-- START OF Records for processing --
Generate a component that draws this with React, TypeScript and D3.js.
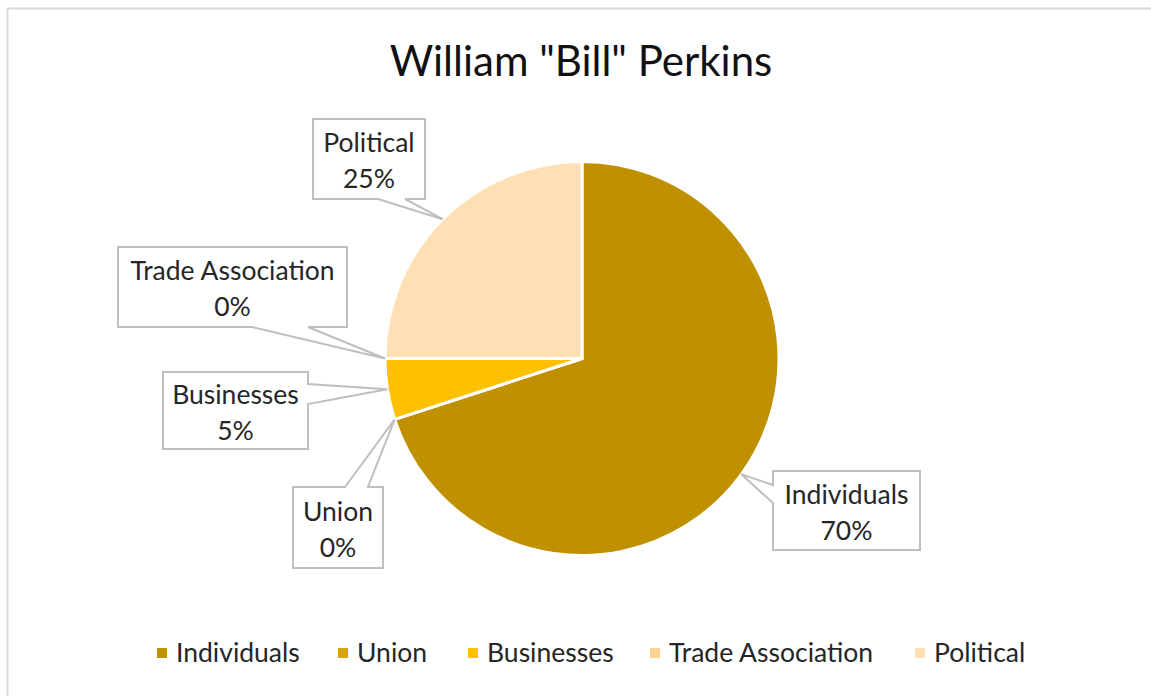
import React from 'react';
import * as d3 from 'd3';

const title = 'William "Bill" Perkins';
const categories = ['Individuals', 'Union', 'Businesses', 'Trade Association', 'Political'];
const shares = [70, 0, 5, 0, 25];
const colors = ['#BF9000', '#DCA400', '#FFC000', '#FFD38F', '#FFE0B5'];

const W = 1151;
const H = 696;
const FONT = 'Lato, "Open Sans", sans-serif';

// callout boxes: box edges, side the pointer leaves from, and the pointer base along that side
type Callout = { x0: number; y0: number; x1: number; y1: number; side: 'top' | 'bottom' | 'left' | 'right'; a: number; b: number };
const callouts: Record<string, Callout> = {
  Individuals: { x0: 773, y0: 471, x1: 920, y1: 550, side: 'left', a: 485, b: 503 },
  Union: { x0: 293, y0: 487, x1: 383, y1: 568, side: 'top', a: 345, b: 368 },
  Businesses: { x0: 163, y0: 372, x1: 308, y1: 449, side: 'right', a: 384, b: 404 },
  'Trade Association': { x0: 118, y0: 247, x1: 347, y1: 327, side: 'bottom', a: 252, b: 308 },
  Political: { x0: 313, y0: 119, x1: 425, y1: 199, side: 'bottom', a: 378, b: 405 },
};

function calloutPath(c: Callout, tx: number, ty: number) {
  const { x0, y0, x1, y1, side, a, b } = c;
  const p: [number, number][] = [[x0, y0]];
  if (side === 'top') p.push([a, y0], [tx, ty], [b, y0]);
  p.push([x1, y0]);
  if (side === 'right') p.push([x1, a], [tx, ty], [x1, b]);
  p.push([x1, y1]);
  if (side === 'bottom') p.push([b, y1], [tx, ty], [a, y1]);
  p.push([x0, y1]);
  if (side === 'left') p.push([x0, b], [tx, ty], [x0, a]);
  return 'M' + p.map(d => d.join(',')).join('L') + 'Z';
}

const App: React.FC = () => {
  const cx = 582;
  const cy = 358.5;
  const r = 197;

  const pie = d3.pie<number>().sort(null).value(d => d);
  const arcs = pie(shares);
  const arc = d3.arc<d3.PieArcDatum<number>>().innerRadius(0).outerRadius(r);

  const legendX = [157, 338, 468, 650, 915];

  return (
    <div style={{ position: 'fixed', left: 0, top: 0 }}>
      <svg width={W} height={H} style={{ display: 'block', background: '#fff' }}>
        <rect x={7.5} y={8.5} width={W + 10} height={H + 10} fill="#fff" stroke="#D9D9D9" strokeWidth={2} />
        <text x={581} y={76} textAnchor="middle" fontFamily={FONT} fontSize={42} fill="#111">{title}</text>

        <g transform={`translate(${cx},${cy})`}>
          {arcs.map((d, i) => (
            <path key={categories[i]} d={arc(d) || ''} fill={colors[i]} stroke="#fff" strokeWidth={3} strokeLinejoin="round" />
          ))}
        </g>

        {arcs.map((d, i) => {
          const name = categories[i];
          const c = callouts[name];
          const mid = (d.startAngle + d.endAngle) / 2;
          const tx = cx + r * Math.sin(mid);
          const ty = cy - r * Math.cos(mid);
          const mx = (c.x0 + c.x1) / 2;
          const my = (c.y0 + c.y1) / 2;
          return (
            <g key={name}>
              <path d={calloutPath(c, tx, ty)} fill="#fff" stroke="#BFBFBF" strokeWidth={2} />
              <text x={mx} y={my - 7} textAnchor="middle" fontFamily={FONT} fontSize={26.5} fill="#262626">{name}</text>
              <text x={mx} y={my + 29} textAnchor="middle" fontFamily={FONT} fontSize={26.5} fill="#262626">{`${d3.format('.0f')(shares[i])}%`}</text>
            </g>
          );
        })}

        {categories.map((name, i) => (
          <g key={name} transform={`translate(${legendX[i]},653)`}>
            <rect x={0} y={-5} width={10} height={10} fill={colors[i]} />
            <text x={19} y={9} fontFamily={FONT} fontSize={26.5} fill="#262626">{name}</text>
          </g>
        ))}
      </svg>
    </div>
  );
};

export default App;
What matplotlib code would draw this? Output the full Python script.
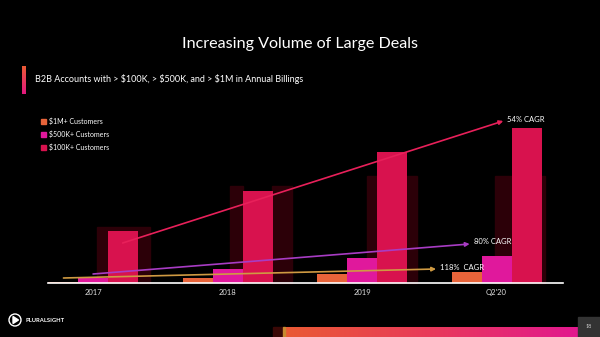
-- END OF Records for processing --
**Task to carry out**
Restate the data above word for word. Do not include the images.

**Full solution**
Generate a component that draws this with React, TypeScript and D3.js.
import React from 'react';
import * as d3 from 'd3';

const title = 'William "Bill" Perkins';
const categories = ['Individuals', 'Union', 'Businesses', 'Trade Association', 'Political'];
const shares = [70, 0, 5, 0, 25];
const colors = ['#BF9000', '#DCA400', '#FFC000', '#FFD38F', '#FFE0B5'];

const W = 1151;
const H = 696;
const FONT = 'Lato, "Open Sans", sans-serif';

// callout boxes: box edges, side the pointer leaves from, and the pointer base along that side
type Callout = { x0: number; y0: number; x1: number; y1: number; side: 'top' | 'bottom' | 'left' | 'right'; a: number; b: number };
const callouts: Record<string, Callout> = {
  Individuals: { x0: 773, y0: 471, x1: 920, y1: 550, side: 'left', a: 485, b: 503 },
  Union: { x0: 293, y0: 487, x1: 383, y1: 568, side: 'top', a: 345, b: 368 },
  Businesses: { x0: 163, y0: 372, x1: 308, y1: 449, side: 'right', a: 384, b: 404 },
  'Trade Association': { x0: 118, y0: 247, x1: 347, y1: 327, side: 'bottom', a: 252, b: 308 },
  Political: { x0: 313, y0: 119, x1: 425, y1: 199, side: 'bottom', a: 378, b: 405 },
};

function calloutPath(c: Callout, tx: number, ty: number) {
  const { x0, y0, x1, y1, side, a, b } = c;
  const p: [number, number][] = [[x0, y0]];
  if (side === 'top') p.push([a, y0], [tx, ty], [b, y0]);
  p.push([x1, y0]);
  if (side === 'right') p.push([x1, a], [tx, ty], [x1, b]);
  p.push([x1, y1]);
  if (side === 'bottom') p.push([b, y1], [tx, ty], [a, y1]);
  p.push([x0, y1]);
  if (side === 'left') p.push([x0, b], [tx, ty], [x0, a]);
  return 'M' + p.map(d => d.join(',')).join('L') + 'Z';
}

const App: React.FC = () => {
  const cx = 582;
  const cy = 358.5;
  const r = 197;

  const pie = d3.pie<number>().sort(null).value(d => d);
  const arcs = pie(shares);
  const arc = d3.arc<d3.PieArcDatum<number>>().innerRadius(0).outerRadius(r);

  const legendX = [157, 338, 468, 650, 915];

  return (
    <div style={{ position: 'fixed', left: 0, top: 0 }}>
      <svg width={W} height={H} style={{ display: 'block', background: '#fff' }}>
        <rect x={7.5} y={8.5} width={W + 10} height={H + 10} fill="#fff" stroke="#D9D9D9" strokeWidth={2} />
        <text x={581} y={76} textAnchor="middle" fontFamily={FONT} fontSize={42} fill="#111">{title}</text>

        <g transform={`translate(${cx},${cy})`}>
          {arcs.map((d, i) => (
            <path key={categories[i]} d={arc(d) || ''} fill={colors[i]} stroke="#fff" strokeWidth={3} strokeLinejoin="round" />
          ))}
        </g>

        {arcs.map((d, i) => {
          const name = categories[i];
          const c = callouts[name];
          const mid = (d.startAngle + d.endAngle) / 2;
          const tx = cx + r * Math.sin(mid);
          const ty = cy - r * Math.cos(mid);
          const mx = (c.x0 + c.x1) / 2;
          const my = (c.y0 + c.y1) / 2;
          return (
            <g key={name}>
              <path d={calloutPath(c, tx, ty)} fill="#fff" stroke="#BFBFBF" strokeWidth={2} />
              <text x={mx} y={my - 7} textAnchor="middle" fontFamily={FONT} fontSize={26.5} fill="#262626">{name}</text>
              <text x={mx} y={my + 29} textAnchor="middle" fontFamily={FONT} fontSize={26.5} fill="#262626">{`${d3.format('.0f')(shares[i])}%`}</text>
            </g>
          );
        })}

        {categories.map((name, i) => (
          <g key={name} transform={`translate(${legendX[i]},653)`}>
            <rect x={0} y={-5} width={10} height={10} fill={colors[i]} />
            <text x={19} y={9} fontFamily={FONT} fontSize={26.5} fill="#262626">{name}</text>
          </g>
        ))}
      </svg>
    </div>
  );
};

export default App;
What matplotlib code would draw this? Output the full Python script.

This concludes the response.